(Plotting code records)
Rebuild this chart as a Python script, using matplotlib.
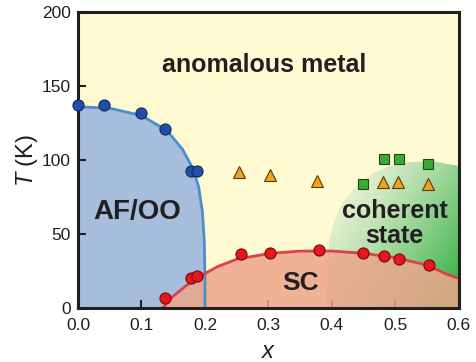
import numpy as np
import matplotlib
matplotlib.use("Agg")
import matplotlib.pyplot as plt
from matplotlib.path import Path
from matplotlib.patches import PathPatch

plt.rcParams['font.family'] = ['Liberation Sans', 'DejaVu Sans']
plt.rcParams['mathtext.fontset'] = 'custom'
plt.rcParams['mathtext.it'] = 'Liberation Sans:italic'
plt.rcParams['mathtext.rm'] = 'Liberation Sans'

# measured points
af_x = [0.0, 0.041, 0.10, 0.137, 0.178, 0.188]
af_T = [137, 137, 132, 121, 92.5, 92.5]

sc_x = [0.137, 0.178, 0.188, 0.256, 0.303, 0.379, 0.449, 0.482, 0.505, 0.553]
sc_T = [7, 20, 21.5, 36.5, 37, 39, 37, 35, 33, 29]

tri_x = [0.254, 0.302, 0.377, 0.480, 0.504, 0.551]
tri_T = [92, 90, 86, 85, 85, 84]

sq_x = [0.449, 0.482, 0.505, 0.551]
sq_T = [84, 101, 101, 97]

# phase boundaries (guides to the eye)
af_bx = [0.0, 0.05, 0.10, 0.14, 0.165, 0.18, 0.19, 0.196, 0.199, 0.200, 0.200]
af_bT = [136, 135, 130, 120, 107, 95, 82, 65, 45, 20, 0]

sc_bx = [0.133, 0.15, 0.17, 0.19, 0.22, 0.25, 0.30, 0.35, 0.40, 0.45, 0.50, 0.55, 0.58, 0.60]
sc_bT = [0, 8, 15, 21, 28, 33, 36.8, 38.5, 38.5, 37, 34, 29, 23, 20]

coh_bx = [0.392, 0.393, 0.396, 0.403, 0.415, 0.435, 0.46, 0.49, 0.52, 0.56, 0.60, 0.60]
coh_bT = [0, 30, 46, 58, 70, 81, 90, 96, 98.5, 99, 96, 0]

fig = plt.figure(figsize=(4.77, 3.62), dpi=100)
ax = fig.add_axes([0.1635, 0.149, 0.7985, 0.818])
ax.set_xlim(0, 0.6)
ax.set_ylim(0, 200)
ax.set_facecolor('#FFFAD2')

# AF/OO region
ax.fill_betweenx(af_bT, 0, af_bx, color='#A6BEDC', lw=0, zorder=1)

# coherent state region with green gradient
xs = np.linspace(0.39, 0.6, 200)
ts = np.linspace(0, 100, 200)
XX, TT = np.meshgrid(xs, ts)
g = np.clip(0.75 * (XX - 0.39) / 0.21 + 0.55 * (1 - TT / 100) - 0.25, 0, 1) ** 1.2
pale = np.array([228, 240, 210]) / 255
deep = np.array([50, 175, 65]) / 255
img = pale[None, None, :] * (1 - g[..., None]) + deep[None, None, :] * g[..., None]
im = ax.imshow(img, extent=(0.39, 0.6, 0, 100), origin='lower', aspect='auto', zorder=1)
clip = PathPatch(Path(np.column_stack([coh_bx, coh_bT])), transform=ax.transData, fc='none', lw=0)
ax.add_patch(clip)
im.set_clip_path(clip)

# SC dome
ax.fill_between(sc_bx, 0, sc_bT, color='#EDA68A', alpha=0.85, lw=0, zorder=2)

ax.plot(af_bx, af_bT, color='#4A90C8', lw=2, zorder=3)
ax.plot(sc_bx, sc_bT, color='#E0404A', lw=2, zorder=3)

ax.plot(af_x, af_T, 'o', ms=8, mfc='#1F4FA8', mec='#0E2A5E', mew=0.8, zorder=8, clip_on=False)
ax.plot(sc_x, sc_T, 'o', ms=8, mfc='#E8171E', mec='#6E0A0A', mew=0.8, zorder=5)
ax.plot(tri_x, tri_T, '^', ms=8, mfc='#F0A320', mec='#5A3A05', mew=0.8, zorder=5)
ax.plot(sq_x, sq_T, 's', ms=7, mfc='#3AAA35', mec='#1A4A15', mew=0.8, zorder=5)

ax.text(0.294, 164, 'anomalous metal', ha='center', va='center', fontsize=18, fontweight='bold', color='#231F20', zorder=6)
ax.text(0.093, 65, 'AF/OO', ha='center', va='center', fontsize=20, fontweight='bold', color='#231F20', zorder=6)
ax.text(0.351, 17, 'SC', ha='center', va='center', fontsize=19, fontweight='bold', color='#231F20', zorder=6)
ax.text(0.499, 57, 'coherent\nstate', ha='center', va='center', fontsize=18, fontweight='bold', color='#231F20', linespacing=1.05, zorder=6)

ax.set_xticks([0.0, 0.1, 0.2, 0.3, 0.4, 0.5, 0.6])
ax.set_xticklabels(['0.0', '0.1', '0.2', '0.3', '0.4', '0.5', '0.6'])
ax.set_yticks([0, 50, 100, 150, 200])
ax.tick_params(direction='in', length=6, width=1.5, labelsize=12.5, color='#231F20', labelcolor='#231F20')
ax.tick_params(axis='x', pad=7)
ax.tick_params(axis='y', pad=5)
for s in ax.spines.values():
    s.set_linewidth(2.2)
    s.set_color('#231F20')
    s.set_zorder(7)

ax.set_xlabel('$x$', fontsize=17, color='#231F20')
ax.set_ylabel('$T$ (K)', fontsize=17, color='#231F20')
ax.xaxis.set_label_coords(0.5, -0.112)
ax.yaxis.set_label_coords(-0.10, 0.5)

fig.savefig('out.png', dpi=100)
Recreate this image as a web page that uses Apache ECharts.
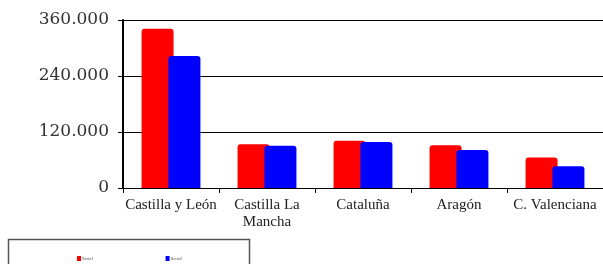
<!DOCTYPE html>
<html>
<head>
<meta charset="utf-8">
<script src="https://cdn.jsdelivr.net/npm/echarts@6/dist/echarts.min.js"></script>
<style>
  html, body { margin: 0; padding: 0; background: #fff; }
  #chart { width: 603px; height: 264px; }
</style>
</head>
<body>
<div id="chart"></div>
<script>
// categorías (comunidades)
var categories = ["Castilla y León", "Castilla La\nMancha", "Cataluña", "Aragón", "C. Valenciana"];
var serieNames = ["Serie1", "Serie2"];
var serieRoja = [341000, 94000, 101500, 91500, 65500];
var serieAzul = [283000, 90500, 98500, 81500, 46500];
var yTicks = [0, 120000, 240000, 360000];

var chart = echarts.init(document.getElementById("chart"));

function fmt(v) {
  // separador de miles con punto
  return String(v).replace(/\B(?=(\d{3})+(?!\d))/g, ".");
}

chart.setOption({
  animation: false,
  grid: { left: 123, right: 0, top: 20, bottom: 76 },
  legend: {
    data: serieNames,
    left: 72,
    top: 251,
    itemWidth: 4,
    itemHeight: 5,
    itemGap: 72,
    icon: "rect",
    textStyle: { fontSize: 4, color: "#555", padding: [0, 0, 0, -4] }
  },
  graphic: [
    {
      type: "rect",
      shape: { x: 8.5, y: 239.5, width: 241, height: 40 },
      style: { fill: "none", stroke: "#555", lineWidth: 1.5 },
      silent: true
    }
  ],
  xAxis: {
    type: "category",
    data: categories,
    axisLine: { lineStyle: { color: "#000", width: 1 } },
    axisTick: { show: true, length: 5, inside: false, lineStyle: { color: "#000" } },
    axisLabel: {
      color: "#222",
      fontFamily: "Liberation Serif",
      fontSize: 15,
      margin: 9,
      lineHeight: 17,
      interval: 0
    }
  },
  yAxis: {
    type: "value",
    min: 0,
    max: 360000,
    interval: 120000,
    axisLine: { show: true, lineStyle: { color: "#000", width: 2 } },
    axisTick: { show: true, length: 5, lineStyle: { color: "#000" } },
    splitLine: { lineStyle: { color: "#000", width: 1 } },
    axisLabel: {
      color: "#333",
      fontFamily: "DejaVu Serif",
      fontSize: 17,
      margin: 14,
      padding: [8, 0, 0, 0],
      formatter: function (v) { return yTicks.indexOf(v) >= 0 ? fmt(v) : ""; }
    }
  },
  series: [
    {
      name: serieNames[0],
      type: "bar",
      data: serieRoja,
      barWidth: 32,
      barGap: "-16%",
      itemStyle: { color: "#ff0000", borderRadius: [3, 3, 0, 0] }
    },
    {
      name: serieNames[1],
      type: "bar",
      data: serieAzul,
      barWidth: 32,
      barGap: "-16%",
      itemStyle: { color: "#0000ff", borderRadius: [3, 3, 0, 0] }
    }
  ]
});

window.addEventListener("resize", function () {
  chart.resize();
});
</script>
</body>
</html>
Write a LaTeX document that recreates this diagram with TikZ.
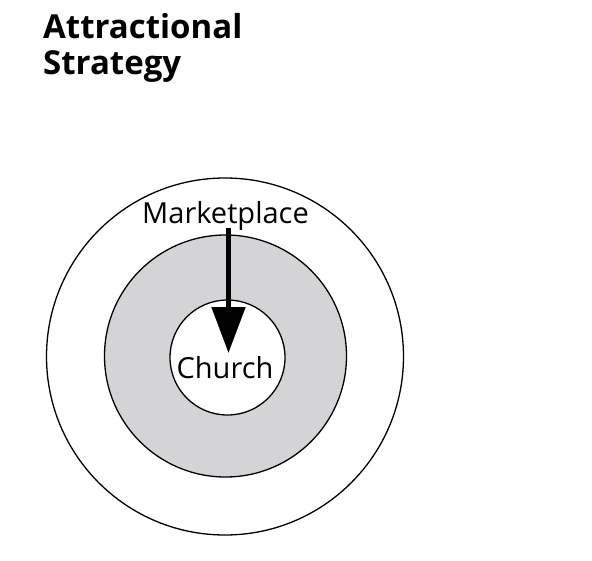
\documentclass[tikz,border=0pt]{standalone}
\usepackage{fontspec}
\setmainfont{Open Sans}
\usetikzlibrary{arrows.meta}
\definecolor{ringgray}{HTML}{D4D3D6}
\tikzset{
  ring/.style={draw=black, line width=1.3pt},
  lbl/.style={inner sep=0pt, font=\fontsize{29}{31}\selectfont},
  ttl/.style={inner sep=0pt, anchor=base west, font=\fontsize{33}{36}\selectfont\bfseries},
}
\begin{document}
\begin{tikzpicture}[x=1pt,y=-1pt]
\useasboundingbox (0,0) rectangle (592,560);
\fill[white] (0,0) rectangle (592,560);
\node[ttl] (t1) at (43,38) {Attractional};
\node[ttl] (t2) at (43,74) {Strategy};
\draw[ring, fill=white] (225,356.5) circle (178.5);
\draw[ring, fill=ringgray] (225.5,356) circle (121);
\draw[ring, fill=white] (227.5,357.5) circle (57.5);
\node[lbl, anchor=base] (mk) at (225.5,223) {Marketplace};
\node[lbl, anchor=base] (ch) at (225,378) {Church};
\coordinate (a0) at (228.5,228);
\coordinate (a1) at (228.5,353);
\draw[line width=5pt, -{Triangle[length=46pt,width=33pt]}] (a0) -- (a1);
\end{tikzpicture}
\end{document}
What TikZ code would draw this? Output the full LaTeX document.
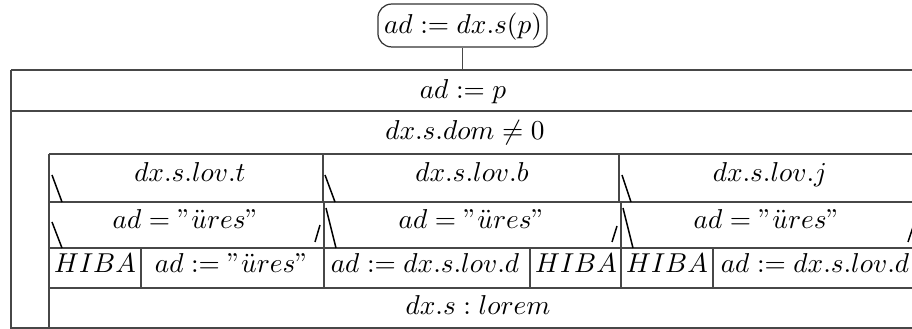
\documentclass[tikz,border=0pt]{standalone}
\begin{document}
\begin{tikzpicture}[x=0.366pt,y=-0.366pt,
  ln/.style={draw=black!72, line width=0.45pt},
  mk/.style={draw=black, line width=0.55pt},
  lbl/.style={inner sep=0pt, anchor=base}]
\useasboundingbox (0,0) rectangle (912,329);
\clip (0,0) rectangle (912,329);
% top node
\node[draw=black!80, line width=0.45pt, rounded corners=5pt, inner sep=0pt,
      minimum width=61.9pt, minimum height=15.7pt] (top) at (462.5,25.5) {};
\node[lbl] (ttop) at (463,34) {$ad := dx.s(p)$};
\coordinate (otop) at (464,70);
\draw[ln] (top.south) -- (top.south |- otop);
% outer structure
\draw[ln] (11,70) -- (925,70);
\draw[ln] (11,70) -- (11,328) -- (925,328);
\draw[ln] (11,111) -- (925,111);
\node[lbl] (assign) at (463,99) {$ad := p$};
\node[lbl] (loop) at (465,140) {$dx.s.dom \neq 0$};
% inner case block
\draw[ln] (49,154) -- (925,154);
\draw[ln] (49,154) -- (49,328);
\draw[ln] (49,202) -- (925,202);
\draw[ln] (49,248) -- (925,248);
\draw[ln] (49,288) -- (925,288);
\draw[ln] (323,154) -- (323,202);
\draw[ln] (324,202) -- (324,288);
\draw[ln] (619,154) -- (619,202);
\draw[ln] (621,202) -- (621,288);
\draw[ln] (141,248) -- (141,288);
\draw[ln] (530,248) -- (530,288);
\draw[ln] (713,248) -- (713,288);
% corner marks
\draw[mk] (52,175) -- (62,202);
\draw[mk] (325,175) -- (335,202);
\draw[mk] (622,175) -- (631,202);
\draw[mk] (52,222) -- (62,248);
\draw[mk] (326,208) -- (336,248);
\draw[mk] (623,208) -- (633,248);
\draw[mk] (315,242) -- (320,225);
\draw[mk] (612,242) -- (617,226);
\draw[mk] (908,242) -- (913,227);
% row 1
\node[lbl] (c1) at (190,182) {$dx.s.lov.t$};
\node[lbl] (c2) at (472,182) {$dx.s.lov.b$};
\node[lbl] (c3) at (770,182) {$dx.s.lov.j$};
% row 2
\node[lbl] (i1) at (186,229) {$ad = "\ddot{u}res"$};
\node[lbl] (i2) at (472,229) {$ad = "\ddot{u}res"$};
\node[lbl] (i3) at (767,229) {$ad = "\ddot{u}res"$};
% row 3
\node[lbl] (h1) at (95,273) {$HIBA$};
\node[lbl] (a1) at (232,273) {$ad := "\ddot{u}res"$};
\node[lbl] (a2) at (425,273) {$ad := dx.s.lov.d$};
\node[lbl] (h2) at (576,273) {$HIBA$};
\node[lbl] (h3) at (667,273) {$HIBA$};
\node[lbl] (a3) at (815,273) {$ad := dx.s.lov.d$};
% row 4
\node[lbl] (lr) at (478,315) {$dx.s : lorem$};
\end{tikzpicture}
\end{document}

THE PROBLEM ▸ Return only the lines running from the start of the entries above to the line that contains "color='#A6BEDC', lw=0, zorder=1)", inclusive, and omit every picture.

OUTPUT BELOW ▸
Rebuild this chart as a Python script, using matplotlib.
import numpy as np
import matplotlib
matplotlib.use("Agg")
import matplotlib.pyplot as plt
from matplotlib.path import Path
from matplotlib.patches import PathPatch

plt.rcParams['font.family'] = ['Liberation Sans', 'DejaVu Sans']
plt.rcParams['mathtext.fontset'] = 'custom'
plt.rcParams['mathtext.it'] = 'Liberation Sans:italic'
plt.rcParams['mathtext.rm'] = 'Liberation Sans'

# measured points
af_x = [0.0, 0.041, 0.10, 0.137, 0.178, 0.188]
af_T = [137, 137, 132, 121, 92.5, 92.5]

sc_x = [0.137, 0.178, 0.188, 0.256, 0.303, 0.379, 0.449, 0.482, 0.505, 0.553]
sc_T = [7, 20, 21.5, 36.5, 37, 39, 37, 35, 33, 29]

tri_x = [0.254, 0.302, 0.377, 0.480, 0.504, 0.551]
tri_T = [92, 90, 86, 85, 85, 84]

sq_x = [0.449, 0.482, 0.505, 0.551]
sq_T = [84, 101, 101, 97]

# phase boundaries (guides to the eye)
af_bx = [0.0, 0.05, 0.10, 0.14, 0.165, 0.18, 0.19, 0.196, 0.199, 0.200, 0.200]
af_bT = [136, 135, 130, 120, 107, 95, 82, 65, 45, 20, 0]

sc_bx = [0.133, 0.15, 0.17, 0.19, 0.22, 0.25, 0.30, 0.35, 0.40, 0.45, 0.50, 0.55, 0.58, 0.60]
sc_bT = [0, 8, 15, 21, 28, 33, 36.8, 38.5, 38.5, 37, 34, 29, 23, 20]

coh_bx = [0.392, 0.393, 0.396, 0.403, 0.415, 0.435, 0.46, 0.49, 0.52, 0.56, 0.60, 0.60]
coh_bT = [0, 30, 46, 58, 70, 81, 90, 96, 98.5, 99, 96, 0]

fig = plt.figure(figsize=(4.77, 3.62), dpi=100)
ax = fig.add_axes([0.1635, 0.149, 0.7985, 0.818])
ax.set_xlim(0, 0.6)
ax.set_ylim(0, 200)
ax.set_facecolor('#FFFAD2')

# AF/OO region
ax.fill_betweenx(af_bT, 0, af_bx, color='#A6BEDC', lw=0, zorder=1)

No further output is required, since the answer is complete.